* Collected material:
■ ■ ■ ■ ■ ■ ■

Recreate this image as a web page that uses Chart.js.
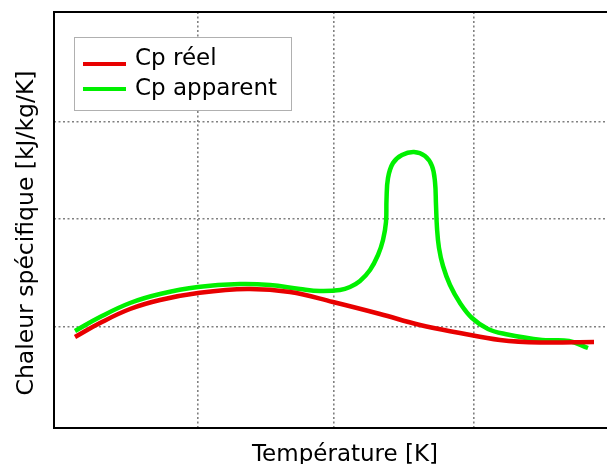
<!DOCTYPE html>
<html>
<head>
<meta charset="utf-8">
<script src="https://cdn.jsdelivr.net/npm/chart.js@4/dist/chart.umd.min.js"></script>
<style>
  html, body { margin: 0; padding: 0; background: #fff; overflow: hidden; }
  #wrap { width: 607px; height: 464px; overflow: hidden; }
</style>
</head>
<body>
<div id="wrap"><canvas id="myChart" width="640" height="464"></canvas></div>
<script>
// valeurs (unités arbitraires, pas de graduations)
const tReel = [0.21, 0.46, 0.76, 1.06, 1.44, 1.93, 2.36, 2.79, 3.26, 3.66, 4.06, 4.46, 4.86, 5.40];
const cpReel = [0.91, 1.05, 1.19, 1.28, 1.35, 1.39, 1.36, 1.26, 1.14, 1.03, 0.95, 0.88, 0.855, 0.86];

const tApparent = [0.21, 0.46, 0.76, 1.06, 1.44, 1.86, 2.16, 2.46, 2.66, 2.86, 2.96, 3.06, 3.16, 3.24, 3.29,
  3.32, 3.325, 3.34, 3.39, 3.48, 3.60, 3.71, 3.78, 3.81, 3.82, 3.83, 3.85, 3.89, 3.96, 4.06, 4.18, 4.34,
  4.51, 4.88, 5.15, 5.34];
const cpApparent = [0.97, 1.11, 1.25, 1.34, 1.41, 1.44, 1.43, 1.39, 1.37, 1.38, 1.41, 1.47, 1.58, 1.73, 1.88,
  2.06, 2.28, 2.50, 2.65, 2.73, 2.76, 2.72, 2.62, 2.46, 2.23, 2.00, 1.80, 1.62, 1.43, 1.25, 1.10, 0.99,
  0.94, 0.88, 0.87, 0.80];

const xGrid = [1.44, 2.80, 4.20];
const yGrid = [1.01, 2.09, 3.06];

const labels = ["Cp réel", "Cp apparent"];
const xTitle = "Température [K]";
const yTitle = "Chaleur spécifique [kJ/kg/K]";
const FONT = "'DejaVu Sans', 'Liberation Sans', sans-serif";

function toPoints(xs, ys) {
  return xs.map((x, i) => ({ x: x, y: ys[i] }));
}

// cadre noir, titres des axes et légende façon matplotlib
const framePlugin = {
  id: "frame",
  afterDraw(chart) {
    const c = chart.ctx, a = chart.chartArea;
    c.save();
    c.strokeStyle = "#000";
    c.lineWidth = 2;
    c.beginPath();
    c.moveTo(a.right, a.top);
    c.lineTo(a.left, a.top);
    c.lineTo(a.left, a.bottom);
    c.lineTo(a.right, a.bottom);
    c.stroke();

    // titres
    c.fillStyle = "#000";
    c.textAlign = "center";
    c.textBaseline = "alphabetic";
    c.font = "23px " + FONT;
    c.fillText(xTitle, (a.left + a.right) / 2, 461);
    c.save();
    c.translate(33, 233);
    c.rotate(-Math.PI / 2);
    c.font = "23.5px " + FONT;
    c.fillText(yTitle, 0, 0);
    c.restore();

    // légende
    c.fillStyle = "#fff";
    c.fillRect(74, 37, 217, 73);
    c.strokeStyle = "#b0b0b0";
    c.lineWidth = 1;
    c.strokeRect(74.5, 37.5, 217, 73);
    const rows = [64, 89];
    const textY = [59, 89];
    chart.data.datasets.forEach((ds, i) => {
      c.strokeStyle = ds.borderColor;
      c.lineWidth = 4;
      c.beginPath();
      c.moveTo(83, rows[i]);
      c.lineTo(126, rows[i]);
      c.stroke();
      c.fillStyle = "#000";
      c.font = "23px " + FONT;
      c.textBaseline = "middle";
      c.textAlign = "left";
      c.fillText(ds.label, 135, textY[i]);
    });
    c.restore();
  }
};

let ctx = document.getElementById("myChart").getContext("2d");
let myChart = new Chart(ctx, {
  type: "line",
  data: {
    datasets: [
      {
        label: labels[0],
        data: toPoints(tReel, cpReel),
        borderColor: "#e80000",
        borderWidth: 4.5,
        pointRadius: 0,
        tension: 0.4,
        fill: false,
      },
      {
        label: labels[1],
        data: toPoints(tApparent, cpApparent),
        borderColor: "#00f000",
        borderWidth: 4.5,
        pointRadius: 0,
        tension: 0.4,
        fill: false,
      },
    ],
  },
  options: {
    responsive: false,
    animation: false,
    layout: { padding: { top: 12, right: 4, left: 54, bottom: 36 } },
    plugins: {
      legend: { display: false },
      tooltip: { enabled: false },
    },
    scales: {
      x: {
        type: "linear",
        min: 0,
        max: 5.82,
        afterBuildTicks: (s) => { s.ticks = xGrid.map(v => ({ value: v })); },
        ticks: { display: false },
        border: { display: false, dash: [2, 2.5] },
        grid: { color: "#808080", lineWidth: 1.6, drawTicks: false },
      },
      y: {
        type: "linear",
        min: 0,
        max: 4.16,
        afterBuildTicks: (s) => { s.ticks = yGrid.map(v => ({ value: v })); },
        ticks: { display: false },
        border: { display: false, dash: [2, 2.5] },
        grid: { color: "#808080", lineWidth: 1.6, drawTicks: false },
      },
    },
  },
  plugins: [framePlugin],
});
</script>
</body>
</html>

■ ■ ■ ■ ■ ■ ■

* Written exercise: Write out the material above again, word for word, minus its pictures.

* Exercise response:
Recreate this image as a web page that uses Chart.js.
<!DOCTYPE html>
<html>
<head>
<meta charset="utf-8">
<script src="https://cdn.jsdelivr.net/npm/chart.js@4/dist/chart.umd.min.js"></script>
<style>
  html, body { margin: 0; padding: 0; background: #fff; overflow: hidden; }
  #wrap { width: 607px; height: 464px; overflow: hidden; }
</style>
</head>
<body>
<div id="wrap"><canvas id="myChart" width="640" height="464"></canvas></div>
<script>
// valeurs (unités arbitraires, pas de graduations)
const tReel = [0.21, 0.46, 0.76, 1.06, 1.44, 1.93, 2.36, 2.79, 3.26, 3.66, 4.06, 4.46, 4.86, 5.40];
const cpReel = [0.91, 1.05, 1.19, 1.28, 1.35, 1.39, 1.36, 1.26, 1.14, 1.03, 0.95, 0.88, 0.855, 0.86];

const tApparent = [0.21, 0.46, 0.76, 1.06, 1.44, 1.86, 2.16, 2.46, 2.66, 2.86, 2.96, 3.06, 3.16, 3.24, 3.29,
  3.32, 3.325, 3.34, 3.39, 3.48, 3.60, 3.71, 3.78, 3.81, 3.82, 3.83, 3.85, 3.89, 3.96, 4.06, 4.18, 4.34,
  4.51, 4.88, 5.15, 5.34];
const cpApparent = [0.97, 1.11, 1.25, 1.34, 1.41, 1.44, 1.43, 1.39, 1.37, 1.38, 1.41, 1.47, 1.58, 1.73, 1.88,
  2.06, 2.28, 2.50, 2.65, 2.73, 2.76, 2.72, 2.62, 2.46, 2.23, 2.00, 1.80, 1.62, 1.43, 1.25, 1.10, 0.99,
  0.94, 0.88, 0.87, 0.80];

const xGrid = [1.44, 2.80, 4.20];
const yGrid = [1.01, 2.09, 3.06];

const labels = ["Cp réel", "Cp apparent"];
const xTitle = "Température [K]";
const yTitle = "Chaleur spécifique [kJ/kg/K]";
const FONT = "'DejaVu Sans', 'Liberation Sans', sans-serif";

function toPoints(xs, ys) {
  return xs.map((x, i) => ({ x: x, y: ys[i] }));
}

// cadre noir, titres des axes et légende façon matplotlib
const framePlugin = {
  id: "frame",
  afterDraw(chart) {
    const c = chart.ctx, a = chart.chartArea;
    c.save();
    c.strokeStyle = "#000";
    c.lineWidth = 2;
    c.beginPath();
    c.moveTo(a.right, a.top);
    c.lineTo(a.left, a.top);
    c.lineTo(a.left, a.bottom);
    c.lineTo(a.right, a.bottom);
    c.stroke();

    // titres
    c.fillStyle = "#000";
    c.textAlign = "center";
    c.textBaseline = "alphabetic";
    c.font = "23px " + FONT;
    c.fillText(xTitle, (a.left + a.right) / 2, 461);
    c.save();
    c.translate(33, 233);
    c.rotate(-Math.PI / 2);
    c.font = "23.5px " + FONT;
    c.fillText(yTitle, 0, 0);
    c.restore();

    // légende
    c.fillStyle = "#fff";
    c.fillRect(74, 37, 217, 73);
    c.strokeStyle = "#b0b0b0";
    c.lineWidth = 1;
    c.strokeRect(74.5, 37.5, 217, 73);
    const rows = [64, 89];
    const textY = [59, 89];
    chart.data.datasets.forEach((ds, i) => {
      c.strokeStyle = ds.borderColor;
      c.lineWidth = 4;
      c.beginPath();
      c.moveTo(83, rows[i]);
      c.lineTo(126, rows[i]);
      c.stroke();
      c.fillStyle = "#000";
      c.font = "23px " + FONT;
      c.textBaseline = "middle";
      c.textAlign = "left";
      c.fillText(ds.label, 135, textY[i]);
    });
    c.restore();
  }
};

let ctx = document.getElementById("myChart").getContext("2d");
let myChart = new Chart(ctx, {
  type: "line",
  data: {
    datasets: [
      {
        label: labels[0],
        data: toPoints(tReel, cpReel),
        borderColor: "#e80000",
        borderWidth: 4.5,
        pointRadius: 0,
        tension: 0.4,
        fill: false,
      },
      {
        label: labels[1],
        data: toPoints(tApparent, cpApparent),
        borderColor: "#00f000",
        borderWidth: 4.5,
        pointRadius: 0,
        tension: 0.4,
        fill: false,
      },
    ],
  },
  options: {
    responsive: false,
    animation: false,
    layout: { padding: { top: 12, right: 4, left: 54, bottom: 36 } },
    plugins: {
      legend: { display: false },
      tooltip: { enabled: false },
    },
    scales: {
      x: {
        type: "linear",
        min: 0,
        max: 5.82,
        afterBuildTicks: (s) => { s.ticks = xGrid.map(v => ({ value: v })); },
        ticks: { display: false },
        border: { display: false, dash: [2, 2.5] },
        grid: { color: "#808080", lineWidth: 1.6, drawTicks: false },
      },
      y: {
        type: "linear",
        min: 0,
        max: 4.16,
        afterBuildTicks: (s) => { s.ticks = yGrid.map(v => ({ value: v })); },
        ticks: { display: false },
        border: { display: false, dash: [2, 2.5] },
        grid: { color: "#808080", lineWidth: 1.6, drawTicks: false },
      },
    },
  },
  plugins: [framePlugin],
});
</script>
</body>
</html>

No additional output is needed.